Cronus: Robust and Heterogeneous Collaborative Learning with Black-Box Knowledge Transfer
Hongyan Chang, Virat Shejwalkar, Reza Shokri, Amir Houmansadr

TL;DR
Cronus introduces a robust collaborative learning framework that leverages black-box knowledge transfer to enhance security, privacy, and efficiency, overcoming limitations of traditional federated learning with homogeneous models.
Contribution
It proposes a novel black-box knowledge transfer approach that reduces information leakage and improves robustness against poisoning attacks in collaborative learning.
Findings
Cronus is the only method with proven robustness against poisoning attacks.
It significantly reduces information leakage compared to traditional federated learning.

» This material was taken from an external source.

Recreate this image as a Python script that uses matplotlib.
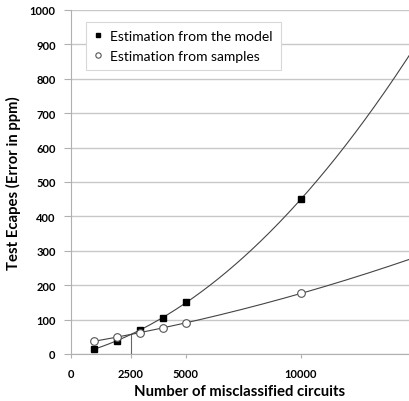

Cronus has lower sample complexity and does not depend on the number of participants.
Abstract
Collaborative (federated) learning enables multiple parties to train a model without sharing their private data, but through repeated sharing of the parameters of their local models. Despite its advantages, this approach has many known privacy and security weaknesses and performance overhead, in addition to being limited only to models with homogeneous architectures. Shared parameters leak a significant amount of information about the local (and supposedly private) datasets. Besides, federated learning is severely vulnerable to poisoning attacks, where some participants can adversarially influence the aggregate parameters. Large models, with high dimensional parameter vectors, are in particular highly susceptible to privacy and security attacks: curse of dimensionality in federated learning. We argue that sharing parameters is the most naive way of information exchange in collaborative…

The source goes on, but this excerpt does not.